TASK BRIEF
All the data below goes into the copy word for word, but the pictures don't.

COLLECTED DATA
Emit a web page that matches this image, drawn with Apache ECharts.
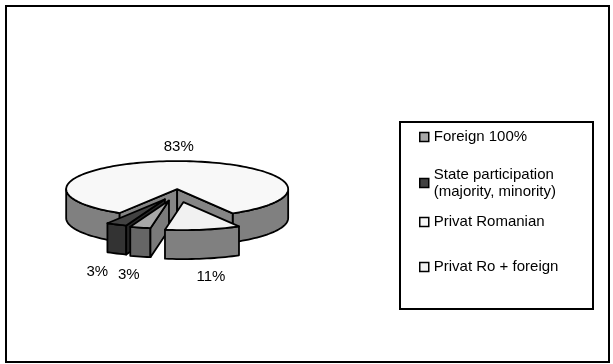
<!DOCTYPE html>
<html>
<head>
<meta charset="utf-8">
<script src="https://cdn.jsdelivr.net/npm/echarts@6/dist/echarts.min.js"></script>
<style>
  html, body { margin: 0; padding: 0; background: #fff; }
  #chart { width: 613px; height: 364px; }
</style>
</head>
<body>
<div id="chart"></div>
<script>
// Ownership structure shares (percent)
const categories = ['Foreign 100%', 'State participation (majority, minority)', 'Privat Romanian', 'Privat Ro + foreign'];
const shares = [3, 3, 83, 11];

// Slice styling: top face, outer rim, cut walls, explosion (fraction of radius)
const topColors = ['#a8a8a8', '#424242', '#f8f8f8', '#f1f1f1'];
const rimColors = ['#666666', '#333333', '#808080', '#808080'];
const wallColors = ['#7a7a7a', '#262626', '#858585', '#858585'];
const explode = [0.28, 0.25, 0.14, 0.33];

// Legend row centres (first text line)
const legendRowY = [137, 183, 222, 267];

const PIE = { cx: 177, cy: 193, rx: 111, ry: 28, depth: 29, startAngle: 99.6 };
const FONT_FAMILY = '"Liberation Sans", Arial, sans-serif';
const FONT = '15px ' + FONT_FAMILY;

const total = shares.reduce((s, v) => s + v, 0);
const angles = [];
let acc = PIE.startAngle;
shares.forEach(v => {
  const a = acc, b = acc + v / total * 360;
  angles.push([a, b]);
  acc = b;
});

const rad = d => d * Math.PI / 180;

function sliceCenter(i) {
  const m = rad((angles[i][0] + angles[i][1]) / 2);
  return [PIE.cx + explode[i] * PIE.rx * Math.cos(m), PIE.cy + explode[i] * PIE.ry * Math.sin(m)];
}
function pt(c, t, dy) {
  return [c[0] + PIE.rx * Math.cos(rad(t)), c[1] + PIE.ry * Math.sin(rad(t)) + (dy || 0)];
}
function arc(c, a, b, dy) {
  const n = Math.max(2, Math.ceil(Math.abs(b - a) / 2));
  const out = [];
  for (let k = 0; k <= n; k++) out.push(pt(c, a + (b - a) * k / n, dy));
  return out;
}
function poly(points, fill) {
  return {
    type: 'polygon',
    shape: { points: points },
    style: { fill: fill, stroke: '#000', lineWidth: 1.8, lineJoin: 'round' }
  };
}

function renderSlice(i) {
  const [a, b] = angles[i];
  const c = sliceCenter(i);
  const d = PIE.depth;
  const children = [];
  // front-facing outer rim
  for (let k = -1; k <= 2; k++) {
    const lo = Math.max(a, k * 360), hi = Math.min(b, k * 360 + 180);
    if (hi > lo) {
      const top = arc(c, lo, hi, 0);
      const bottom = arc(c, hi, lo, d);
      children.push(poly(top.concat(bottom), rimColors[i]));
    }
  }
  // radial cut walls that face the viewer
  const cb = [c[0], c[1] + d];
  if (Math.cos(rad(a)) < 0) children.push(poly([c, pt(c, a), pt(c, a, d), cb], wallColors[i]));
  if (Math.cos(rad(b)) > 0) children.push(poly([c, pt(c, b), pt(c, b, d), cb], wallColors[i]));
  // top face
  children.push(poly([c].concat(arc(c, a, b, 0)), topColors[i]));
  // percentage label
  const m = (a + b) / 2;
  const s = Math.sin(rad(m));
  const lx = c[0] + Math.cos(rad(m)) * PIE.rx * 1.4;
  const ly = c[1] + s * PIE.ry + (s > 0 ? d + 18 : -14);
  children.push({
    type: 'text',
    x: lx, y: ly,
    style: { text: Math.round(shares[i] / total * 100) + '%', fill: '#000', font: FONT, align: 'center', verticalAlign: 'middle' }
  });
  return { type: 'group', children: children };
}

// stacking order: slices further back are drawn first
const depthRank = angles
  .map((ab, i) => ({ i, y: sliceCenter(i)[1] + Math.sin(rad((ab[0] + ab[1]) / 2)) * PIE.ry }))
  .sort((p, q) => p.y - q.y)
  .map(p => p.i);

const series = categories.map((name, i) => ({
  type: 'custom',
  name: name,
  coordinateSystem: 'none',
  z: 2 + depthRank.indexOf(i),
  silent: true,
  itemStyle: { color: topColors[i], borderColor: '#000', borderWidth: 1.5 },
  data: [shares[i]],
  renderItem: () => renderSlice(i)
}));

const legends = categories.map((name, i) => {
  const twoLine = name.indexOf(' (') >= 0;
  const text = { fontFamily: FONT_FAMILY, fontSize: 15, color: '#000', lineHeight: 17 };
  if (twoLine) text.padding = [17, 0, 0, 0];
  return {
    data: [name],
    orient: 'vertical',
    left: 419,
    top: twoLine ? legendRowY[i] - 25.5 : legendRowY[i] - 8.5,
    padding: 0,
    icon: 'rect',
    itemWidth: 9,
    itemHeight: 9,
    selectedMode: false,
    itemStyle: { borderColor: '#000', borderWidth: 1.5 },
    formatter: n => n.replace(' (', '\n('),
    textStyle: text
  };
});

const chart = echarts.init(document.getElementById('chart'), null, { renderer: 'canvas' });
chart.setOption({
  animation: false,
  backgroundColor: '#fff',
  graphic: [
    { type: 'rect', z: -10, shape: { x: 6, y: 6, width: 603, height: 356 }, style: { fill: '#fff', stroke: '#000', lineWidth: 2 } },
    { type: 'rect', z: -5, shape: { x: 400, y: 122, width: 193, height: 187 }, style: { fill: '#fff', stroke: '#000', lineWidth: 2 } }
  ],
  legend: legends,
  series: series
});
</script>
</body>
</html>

COMPLETED EXERCISE
Emit a web page that matches this image, drawn with Apache ECharts.
<!DOCTYPE html>
<html>
<head>
<meta charset="utf-8">
<script src="https://cdn.jsdelivr.net/npm/echarts@6/dist/echarts.min.js"></script>
<style>
  html, body { margin: 0; padding: 0; background: #fff; }
  #chart { width: 613px; height: 364px; }
</style>
</head>
<body>
<div id="chart"></div>
<script>
// Ownership structure shares (percent)
const categories = ['Foreign 100%', 'State participation (majority, minority)', 'Privat Romanian', 'Privat Ro + foreign'];
const shares = [3, 3, 83, 11];

// Slice styling: top face, outer rim, cut walls, explosion (fraction of radius)
const topColors = ['#a8a8a8', '#424242', '#f8f8f8', '#f1f1f1'];
const rimColors = ['#666666', '#333333', '#808080', '#808080'];
const wallColors = ['#7a7a7a', '#262626', '#858585', '#858585'];
const explode = [0.28, 0.25, 0.14, 0.33];

// Legend row centres (first text line)
const legendRowY = [137, 183, 222, 267];

const PIE = { cx: 177, cy: 193, rx: 111, ry: 28, depth: 29, startAngle: 99.6 };
const FONT_FAMILY = '"Liberation Sans", Arial, sans-serif';
const FONT = '15px ' + FONT_FAMILY;

const total = shares.reduce((s, v) => s + v, 0);
const angles = [];
let acc = PIE.startAngle;
shares.forEach(v => {
  const a = acc, b = acc + v / total * 360;
  angles.push([a, b]);
  acc = b;
});

const rad = d => d * Math.PI / 180;

function sliceCenter(i) {
  const m = rad((angles[i][0] + angles[i][1]) / 2);
  return [PIE.cx + explode[i] * PIE.rx * Math.cos(m), PIE.cy + explode[i] * PIE.ry * Math.sin(m)];
}
function pt(c, t, dy) {
  return [c[0] + PIE.rx * Math.cos(rad(t)), c[1] + PIE.ry * Math.sin(rad(t)) + (dy || 0)];
}
function arc(c, a, b, dy) {
  const n = Math.max(2, Math.ceil(Math.abs(b - a) / 2));
  const out = [];
  for (let k = 0; k <= n; k++) out.push(pt(c, a + (b - a) * k / n, dy));
  return out;
}
function poly(points, fill) {
  return {
    type: 'polygon',
    shape: { points: points },
    style: { fill: fill, stroke: '#000', lineWidth: 1.8, lineJoin: 'round' }
  };
}

function renderSlice(i) {
  const [a, b] = angles[i];
  const c = sliceCenter(i);
  const d = PIE.depth;
  const children = [];
  // front-facing outer rim
  for (let k = -1; k <= 2; k++) {
    const lo = Math.max(a, k * 360), hi = Math.min(b, k * 360 + 180);
    if (hi > lo) {
      const top = arc(c, lo, hi, 0);
      const bottom = arc(c, hi, lo, d);
      children.push(poly(top.concat(bottom), rimColors[i]));
    }
  }
  // radial cut walls that face the viewer
  const cb = [c[0], c[1] + d];
  if (Math.cos(rad(a)) < 0) children.push(poly([c, pt(c, a), pt(c, a, d), cb], wallColors[i]));
  if (Math.cos(rad(b)) > 0) children.push(poly([c, pt(c, b), pt(c, b, d), cb], wallColors[i]));
  // top face
  children.push(poly([c].concat(arc(c, a, b, 0)), topColors[i]));
  // percentage label
  const m = (a + b) / 2;
  const s = Math.sin(rad(m));
  const lx = c[0] + Math.cos(rad(m)) * PIE.rx * 1.4;
  const ly = c[1] + s * PIE.ry + (s > 0 ? d + 18 : -14);
  children.push({
    type: 'text',
    x: lx, y: ly,
    style: { text: Math.round(shares[i] / total * 100) + '%', fill: '#000', font: FONT, align: 'center', verticalAlign: 'middle' }
  });
  return { type: 'group', children: children };
}

// stacking order: slices further back are drawn first
const depthRank = angles
  .map((ab, i) => ({ i, y: sliceCenter(i)[1] + Math.sin(rad((ab[0] + ab[1]) / 2)) * PIE.ry }))
  .sort((p, q) => p.y - q.y)
  .map(p => p.i);

const series = categories.map((name, i) => ({
  type: 'custom',
  name: name,
  coordinateSystem: 'none',
  z: 2 + depthRank.indexOf(i),
  silent: true,
  itemStyle: { color: topColors[i], borderColor: '#000', borderWidth: 1.5 },
  data: [shares[i]],
  renderItem: () => renderSlice(i)
}));

const legends = categories.map((name, i) => {
  const twoLine = name.indexOf(' (') >= 0;
  const text = { fontFamily: FONT_FAMILY, fontSize: 15, color: '#000', lineHeight: 17 };
  if (twoLine) text.padding = [17, 0, 0, 0];
  return {
    data: [name],
    orient: 'vertical',
    left: 419,
    top: twoLine ? legendRowY[i] - 25.5 : legendRowY[i] - 8.5,
    padding: 0,
    icon: 'rect',
    itemWidth: 9,
    itemHeight: 9,
    selectedMode: false,
    itemStyle: { borderColor: '#000', borderWidth: 1.5 },
    formatter: n => n.replace(' (', '\n('),
    textStyle: text
  };
});

const chart = echarts.init(document.getElementById('chart'), null, { renderer: 'canvas' });
chart.setOption({
  animation: false,
  backgroundColor: '#fff',
  graphic: [
    { type: 'rect', z: -10, shape: { x: 6, y: 6, width: 603, height: 356 }, style: { fill: '#fff', stroke: '#000', lineWidth: 2 } },
    { type: 'rect', z: -5, shape: { x: 400, y: 122, width: 193, height: 187 }, style: { fill: '#fff', stroke: '#000', lineWidth: 2 } }
  ],
  legend: legends,
  series: series
});
</script>
</body>
</html>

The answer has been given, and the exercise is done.